9th District Candidate Closeup: Mike Davis


A shocking amount of sunlight permeates the “Mike Davis for City Council” campaign signs that paper the front windows of his campaign headquarters. Inside, precinct maps and outreach goals accent lime green and bright orange walls. Six volunteers sit at two temporary tables, munching on pizza and tacos and shuffling call sheets.

Davis bustles out from behind an equally temporary cubicle wall, wearing a pinstriped suit to knock on voters’ doors during the final week of his campaign.

The popup office embodies the quick turnaround Davis seeks. He termed out of the California State Assembly 48th District seat in November and hopes to assume a Los Angeles City Council seat this summer.

“I have the experience of working in this community. Some people say that they were born here, but I can tell you that I’ve worked here over the last 26 years,” Davis said.

Born in North Carolina, Davis moved to Los Angeles for graduate school at California State University at Northridge, CSU Dominguez Hills and the University of Southern California. He was elected to the State Assembly in 2006 and represented Eastern Los Angeles County, including Covina, El Monte and Azusa.

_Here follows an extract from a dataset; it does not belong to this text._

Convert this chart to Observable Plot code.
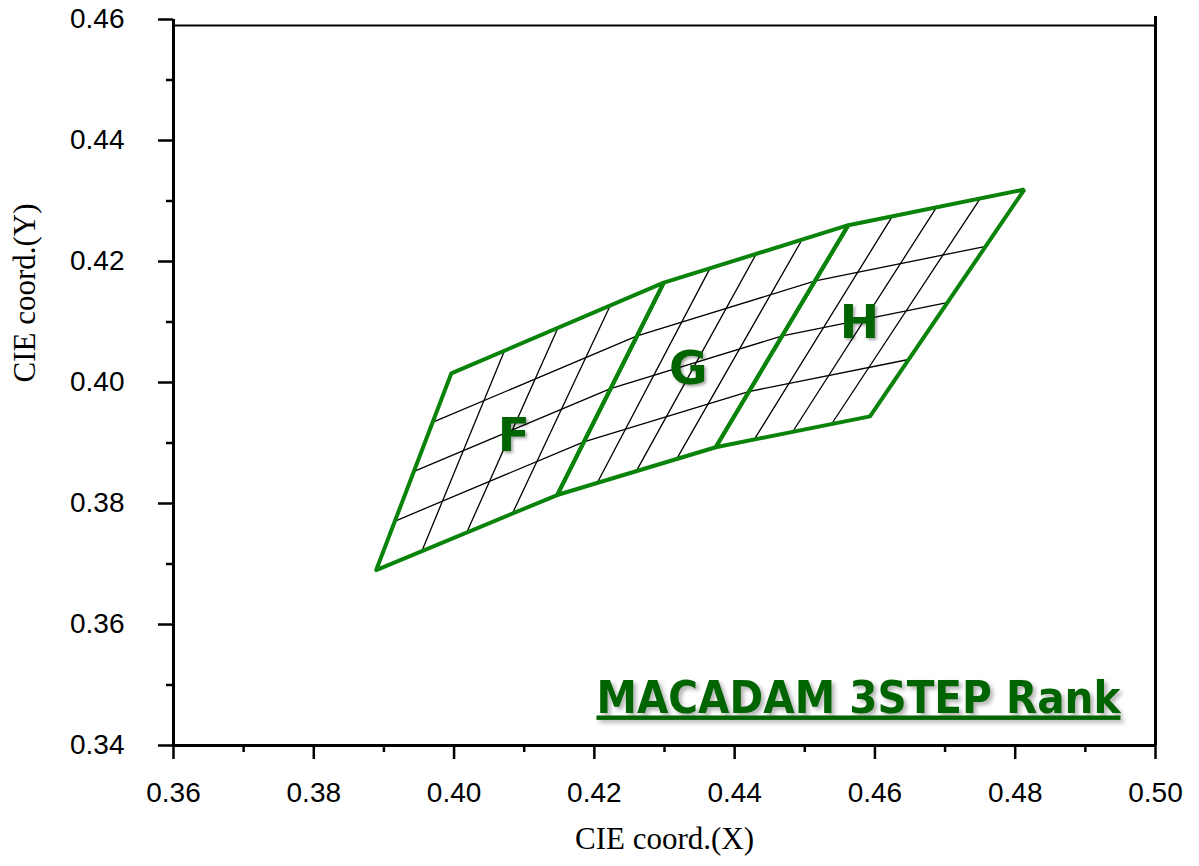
<!DOCTYPE html>
<html>
<head>
<meta charset="utf-8">
<script src="https://cdn.jsdelivr.net/npm/d3@7"></script>
<script src="https://cdn.jsdelivr.net/npm/@observablehq/plot@0.6"></script>
<style>
  html, body { margin: 0; padding: 0; background: #fff; }
  #chart svg { display: block; }
</style>
</head>
<body>
<div id="chart"></div>
<script>
// Chromaticity quadrangles for ranks F, G, H
// corners: bottom-left, top-left, top-right, bottom-right (CIE x, y)
const rankNames = ["F", "G", "H"];
const quadF = [[0.3889, 0.3690], [0.3996, 0.4015], [0.4299, 0.4165], [0.4147, 0.3814]];
const quadG = [[0.4147, 0.3814], [0.4299, 0.4165], [0.4562, 0.4260], [0.4373, 0.3893]];
const quadH = [[0.4373, 0.3893], [0.4562, 0.4260], [0.4813, 0.4319], [0.4593, 0.3944]];

// 3-step sub-bin lines running along the quadrangles (left edge -> right edge)
const rowLine1 = [[0.3916, 0.3771], [0.4185, 0.3902], [0.4420, 0.3985], [0.4648, 0.4038]];
const rowLine2 = [[0.3943, 0.3853], [0.4223, 0.3990], [0.4468, 0.4077], [0.4703, 0.4132]];
const rowLine3 = [[0.3969, 0.3934], [0.4261, 0.4077], [0.4515, 0.4168], [0.4758, 0.4225]];

// sub-bin lines running across the quadrangles (bottom edge -> top edge)
const colBottom = [[0.3954, 0.3721], [0.4018, 0.3752], [0.4083, 0.3783],
                   [0.4204, 0.3834], [0.4260, 0.3854], [0.4317, 0.3873],
                   [0.4428, 0.3906], [0.4483, 0.3919], [0.4538, 0.3931]];
const colTop    = [[0.4072, 0.4053], [0.4148, 0.4090], [0.4223, 0.4128],
                   [0.4365, 0.4189], [0.4431, 0.4213], [0.4496, 0.4236],
                   [0.4625, 0.4275], [0.4688, 0.4290], [0.4750, 0.4304]];

// rank label positions
const labelX = [0.4085, 0.4334, 0.4578];
const labelY = [0.3912, 0.4023, 0.4099];

// axis ticks
const xMajor = [0.36, 0.38, 0.40, 0.42, 0.44, 0.46, 0.48, 0.50];
const xMinor = [0.37, 0.39, 0.41, 0.43, 0.45, 0.47, 0.49];
const yMajor = [0.34, 0.36, 0.38, 0.40, 0.42, 0.44, 0.46];
const yMinor = [0.35, 0.37, 0.39, 0.41, 0.43, 0.45];

const titleText = "MACADAM 3STEP Rank";

// ---- tables built from the arrays above ----
const quads = [quadF, quadG, quadH];
const outline = quads.flatMap((q, i) =>
  [...q, q[0]].map(([x, y]) => ({rank: rankNames[i], x, y})));
const rows = [rowLine1, rowLine2, rowLine3].flatMap((line, i) =>
  line.map(([x, y]) => ({id: "row" + i, x, y})));
const cols = colBottom.flatMap((b, i) => [
  {id: "col" + i, x: b[0], y: b[1]},
  {id: "col" + i, x: colTop[i][0], y: colTop[i][1]}
]);
const labels = rankNames.map((name, i) => ({name, x: labelX[i], y: labelY[i]}));

const green = "#0a830a";
const darkGreen = "#006400";
const fmt = d3.format(".2f");

const chart = Plot.plot({
  width: 1199,
  height: 866,
  marginLeft: 173,
  marginRight: 44,
  marginTop: 19,
  marginBottom: 121,
  style: {fontFamily: "'Liberation Sans', Arial, sans-serif", color: "#000", background: "#fff"},
  x: {domain: [0.36, 0.50]},
  y: {domain: [0.34, 0.46]},
  marks: [
    // sub-bin grid
    Plot.line(rows, {x: "x", y: "y", z: "id", stroke: "#000", strokeWidth: 1.3}),
    Plot.line(cols, {x: "x", y: "y", z: "id", stroke: "#000", strokeWidth: 1.3}),
    // rank outlines
    Plot.line(outline, {x: "x", y: "y", z: "rank", stroke: green, strokeWidth: 4, strokeLinejoin: "miter"}),
    // rank letters
    Plot.text(labels, {
      x: "x", y: "y", text: "name", fontSize: 47, fontWeight: "bold",
      fontFamily: "'DejaVu Sans', Verdana, sans-serif", fill: darkGreen
    }),
    // title inside the plot
    Plot.text([titleText], {
      frameAnchor: "bottom-right", text: d => d, textAnchor: "end", lineAnchor: "bottom",
      dx: -35, dy: -33, fontSize: 44, fontWeight: "bold",
      fontFamily: "'DejaVu Sans', Verdana, sans-serif", fill: darkGreen
    }),
    // frame
    Plot.ruleY([0.459], {stroke: "#000", strokeWidth: 2}),
    Plot.ruleX([0.50], {y1: 0.34, y2: 0.4605, stroke: "#000", strokeWidth: 3}),
    Plot.ruleX([0.36], {stroke: "#000", strokeWidth: 3}),
    Plot.ruleY([0.34], {stroke: "#000", strokeWidth: 3}),
    // axes
    Plot.axisX(xMinor, {tickSize: 7, tickFormat: () => "", strokeWidth: 2.5, label: null}),
    Plot.axisX(xMajor, {tickSize: 14, tickPadding: 23, tickFormat: fmt, fontSize: 28, strokeWidth: 2.5, label: null}),
    Plot.axisY(yMinor, {tickSize: 7, tickFormat: () => "", strokeWidth: 2.5, label: null}),
    Plot.axisY(yMajor, {tickSize: 15, tickPadding: 34, tickFormat: fmt, fontSize: 28, strokeWidth: 2.5, label: null}),
    // axis titles
    Plot.text(["CIE coord.(X)"], {
      frameAnchor: "bottom", text: d => d, dy: 103, fontSize: 31,
      fontFamily: "'Liberation Serif', 'Times New Roman', serif", fill: "#000"
    }),
    Plot.text(["CIE coord.(Y)"], {
      frameAnchor: "left", text: d => d, dx: -148, rotate: -90, fontSize: 31,
      fontFamily: "'Liberation Serif', 'Times New Roman', serif", fill: "#000"
    })
  ]
});

document.getElementById("chart").appendChild(chart);

// soft shadows on the rank letters and the title; fit title width and underline it
const svg = d3.select(chart);
svg.selectAll("text")
  .filter(function () { return rankNames.includes(this.textContent); })
  .style("filter", "drop-shadow(2px 2px 1.5px rgba(0,0,0,0.35))");
svg.selectAll("text")
  .filter(function () { return this.textContent === titleText; })
  .attr("textLength", 524)
  .attr("lengthAdjust", "spacingAndGlyphs")
  .style("text-decoration", "underline")
  .style("filter", "drop-shadow(3px 3px 2px rgba(0,0,0,0.3))");
</script>
</body>
</html>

Before that, he worked for Congresswoman Maxine Waters representing San Bernardino and Los Angeles County Supervisor Yvonne Burke.

Burke managed the Second District, which encompasses all of what is now CD 9.

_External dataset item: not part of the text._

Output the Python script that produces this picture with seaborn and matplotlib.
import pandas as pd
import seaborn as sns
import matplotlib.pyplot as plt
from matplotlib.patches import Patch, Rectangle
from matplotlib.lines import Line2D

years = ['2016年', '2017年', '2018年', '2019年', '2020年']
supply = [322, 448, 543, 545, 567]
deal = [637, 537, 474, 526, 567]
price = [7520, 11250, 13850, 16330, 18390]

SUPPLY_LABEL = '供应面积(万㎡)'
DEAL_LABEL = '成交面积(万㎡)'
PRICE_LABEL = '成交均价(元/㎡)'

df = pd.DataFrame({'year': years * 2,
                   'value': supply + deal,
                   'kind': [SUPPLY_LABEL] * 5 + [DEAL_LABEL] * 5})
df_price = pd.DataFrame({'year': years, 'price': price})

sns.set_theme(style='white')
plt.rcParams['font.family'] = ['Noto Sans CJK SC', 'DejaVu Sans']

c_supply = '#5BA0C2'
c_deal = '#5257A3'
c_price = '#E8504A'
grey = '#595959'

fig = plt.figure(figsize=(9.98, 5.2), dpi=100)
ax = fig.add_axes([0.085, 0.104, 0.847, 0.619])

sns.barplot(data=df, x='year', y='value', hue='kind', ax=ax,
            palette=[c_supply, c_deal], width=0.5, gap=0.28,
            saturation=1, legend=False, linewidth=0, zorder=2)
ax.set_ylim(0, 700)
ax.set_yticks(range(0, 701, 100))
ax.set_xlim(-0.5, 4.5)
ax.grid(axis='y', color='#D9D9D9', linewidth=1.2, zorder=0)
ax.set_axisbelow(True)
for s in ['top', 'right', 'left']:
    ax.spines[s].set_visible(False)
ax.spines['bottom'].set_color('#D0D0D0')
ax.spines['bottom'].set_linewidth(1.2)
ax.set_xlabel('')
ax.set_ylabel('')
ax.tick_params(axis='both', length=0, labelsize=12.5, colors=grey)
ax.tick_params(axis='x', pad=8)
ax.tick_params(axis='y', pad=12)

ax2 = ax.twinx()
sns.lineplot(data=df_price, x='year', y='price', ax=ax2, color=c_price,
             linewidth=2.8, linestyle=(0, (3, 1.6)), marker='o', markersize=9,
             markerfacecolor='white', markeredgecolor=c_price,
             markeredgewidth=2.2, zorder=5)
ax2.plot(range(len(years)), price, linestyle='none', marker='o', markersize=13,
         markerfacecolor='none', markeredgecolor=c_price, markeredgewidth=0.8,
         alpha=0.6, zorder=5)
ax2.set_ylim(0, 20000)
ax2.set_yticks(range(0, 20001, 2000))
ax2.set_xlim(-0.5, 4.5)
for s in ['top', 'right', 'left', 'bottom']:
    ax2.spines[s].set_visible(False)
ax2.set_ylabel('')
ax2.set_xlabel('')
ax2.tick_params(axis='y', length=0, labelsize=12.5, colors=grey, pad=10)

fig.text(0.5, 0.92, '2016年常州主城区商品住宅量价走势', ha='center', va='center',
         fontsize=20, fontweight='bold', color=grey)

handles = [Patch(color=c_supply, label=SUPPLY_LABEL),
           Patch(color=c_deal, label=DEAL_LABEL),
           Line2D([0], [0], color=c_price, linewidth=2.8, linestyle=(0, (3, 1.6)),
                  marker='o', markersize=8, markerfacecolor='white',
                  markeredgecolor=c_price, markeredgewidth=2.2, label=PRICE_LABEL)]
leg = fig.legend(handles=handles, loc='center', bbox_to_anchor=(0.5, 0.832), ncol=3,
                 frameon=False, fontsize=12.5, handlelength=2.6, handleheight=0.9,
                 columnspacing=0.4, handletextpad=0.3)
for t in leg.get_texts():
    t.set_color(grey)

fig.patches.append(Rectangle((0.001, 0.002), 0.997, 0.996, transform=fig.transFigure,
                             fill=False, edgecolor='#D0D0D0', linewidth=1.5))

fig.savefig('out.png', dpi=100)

L.A. City Council is a logical next step for a long-term politician, Davis said.

“If you’re a younger person who is looking toward public service, you look at what is available. So having worked in this area most of my career, I kind of figured that would be what I would do next,” Davis said.

Davis has also filed a Statement of Intent to run for California Secretary of State in 2014.

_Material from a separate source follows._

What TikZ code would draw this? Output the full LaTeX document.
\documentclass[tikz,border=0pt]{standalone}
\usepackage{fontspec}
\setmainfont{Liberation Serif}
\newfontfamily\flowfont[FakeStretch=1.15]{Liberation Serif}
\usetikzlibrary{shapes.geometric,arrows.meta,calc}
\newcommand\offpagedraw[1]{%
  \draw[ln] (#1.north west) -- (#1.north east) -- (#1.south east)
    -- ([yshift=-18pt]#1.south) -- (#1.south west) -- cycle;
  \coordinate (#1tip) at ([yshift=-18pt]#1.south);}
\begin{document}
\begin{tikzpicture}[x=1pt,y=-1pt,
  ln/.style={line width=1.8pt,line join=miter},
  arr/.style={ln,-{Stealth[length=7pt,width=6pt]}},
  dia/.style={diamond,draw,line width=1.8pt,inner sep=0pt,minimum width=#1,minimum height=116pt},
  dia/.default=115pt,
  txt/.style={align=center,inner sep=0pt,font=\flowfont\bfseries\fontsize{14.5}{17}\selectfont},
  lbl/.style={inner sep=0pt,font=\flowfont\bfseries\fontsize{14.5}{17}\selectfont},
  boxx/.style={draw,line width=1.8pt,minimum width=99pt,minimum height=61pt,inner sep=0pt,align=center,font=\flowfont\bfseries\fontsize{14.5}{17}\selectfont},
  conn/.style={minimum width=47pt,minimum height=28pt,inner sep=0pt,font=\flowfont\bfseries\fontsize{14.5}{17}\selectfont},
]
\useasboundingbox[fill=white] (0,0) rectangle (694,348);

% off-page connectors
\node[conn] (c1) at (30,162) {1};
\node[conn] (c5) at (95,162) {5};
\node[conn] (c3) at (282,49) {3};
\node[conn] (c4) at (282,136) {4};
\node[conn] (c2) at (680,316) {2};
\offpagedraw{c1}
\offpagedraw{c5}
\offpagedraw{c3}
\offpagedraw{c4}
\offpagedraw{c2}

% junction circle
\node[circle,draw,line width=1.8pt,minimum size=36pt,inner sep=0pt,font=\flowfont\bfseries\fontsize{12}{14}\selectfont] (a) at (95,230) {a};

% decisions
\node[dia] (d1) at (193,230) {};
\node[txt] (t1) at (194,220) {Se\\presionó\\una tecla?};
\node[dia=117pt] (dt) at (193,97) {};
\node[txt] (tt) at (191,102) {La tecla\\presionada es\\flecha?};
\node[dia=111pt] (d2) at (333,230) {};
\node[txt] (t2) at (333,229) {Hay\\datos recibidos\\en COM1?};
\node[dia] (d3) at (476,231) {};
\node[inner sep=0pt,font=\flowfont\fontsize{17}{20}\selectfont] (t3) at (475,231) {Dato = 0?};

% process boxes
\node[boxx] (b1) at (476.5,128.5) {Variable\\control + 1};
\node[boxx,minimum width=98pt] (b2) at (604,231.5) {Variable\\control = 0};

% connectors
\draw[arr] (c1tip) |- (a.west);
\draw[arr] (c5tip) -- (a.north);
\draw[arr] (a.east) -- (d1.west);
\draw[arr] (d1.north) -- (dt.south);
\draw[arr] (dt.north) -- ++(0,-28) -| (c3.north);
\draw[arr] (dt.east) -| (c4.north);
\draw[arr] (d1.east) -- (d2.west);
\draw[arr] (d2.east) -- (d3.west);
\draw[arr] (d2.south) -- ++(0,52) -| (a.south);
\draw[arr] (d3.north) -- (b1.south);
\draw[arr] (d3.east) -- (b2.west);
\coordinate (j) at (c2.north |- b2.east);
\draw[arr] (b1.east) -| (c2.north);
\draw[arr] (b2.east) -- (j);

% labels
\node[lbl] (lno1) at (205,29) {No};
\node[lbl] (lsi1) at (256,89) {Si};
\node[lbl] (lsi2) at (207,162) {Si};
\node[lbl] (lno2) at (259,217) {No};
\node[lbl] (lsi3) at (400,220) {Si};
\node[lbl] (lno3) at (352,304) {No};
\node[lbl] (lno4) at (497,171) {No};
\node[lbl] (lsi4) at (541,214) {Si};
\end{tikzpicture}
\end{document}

For as long as he represents the district, however, Davis said his goals are “very basic.”

“I think we need more resources for public works,” Davis said. “That means cleaning the alleys. It means trimming the trees. It means repairing the sidewalks. Unlike the legislature, where I have been, we don’t have the big, glorious, sexy ideas.”

In the legislature, Davis worked on legislation softening California’s Three Strikes law and counting prisoners as residents of their home counties, not the counties of their incarceration. He contrasts those long-term legislative goals to what will be required of him on city council.

“We have a responsibility on the city council to provide the most basic of services—cleaning up our neighborhoods, making sure we have public safety, making sure we develop a relationship with corporations and businesses that result, most of all, in jobs for our young people and for those who are unemployed,” Davis said.

Davis raised $99,000 for the race, none of which came from independent expenditures. Los Angeles Police Department Deputy Chief Terry Hara led fundraising with about $218,000, and State Senator Curren Price accrued more than $377,000 in independent expenditures. The Ninth District’s race has been this year’s second most expensive, after District 13.

The candidate who wins Davis’s race will fill the seat vacated by Jan Perry, another mayoral candidate. Perry has not endorsed a potential replacement, but her predecessor, Rita Walters, declared her support for Ana Cubas months ago.

Perry and Walters are both African-American, and a black representative traditionally fills the ninth seat. The district, however, has become overwhelmingly Latino in the past few decades.

Two of Davis’s volunteers spoke to voters in Spanish. He does not speak the language.

“I have a Spanish tape and I’m going to get back on it,” Davis said. “Yes, there is a language difference, but what I have discovered is that there still is a working together between both communities.”

CD9 has also become one of the city’s poorest after losing its downtown tax base in redistricting last year. The district retained LA Live and USC, but lost Little Tokyo and most of the downtown business district.

“As a result, we are going to have to reorganize the way in which we look at revenues for the district. But I still know that we have to demand those revenues to improve services, public works services, and other things,” Davis said.

Davis did not provide specifics about potential sources of those revenues.

The assemblyman’s more detailed goal is his immediate one—to knock on several hundred doors before Tuesday’s vote, and on Wednesday, to begin the next chapter of his political career.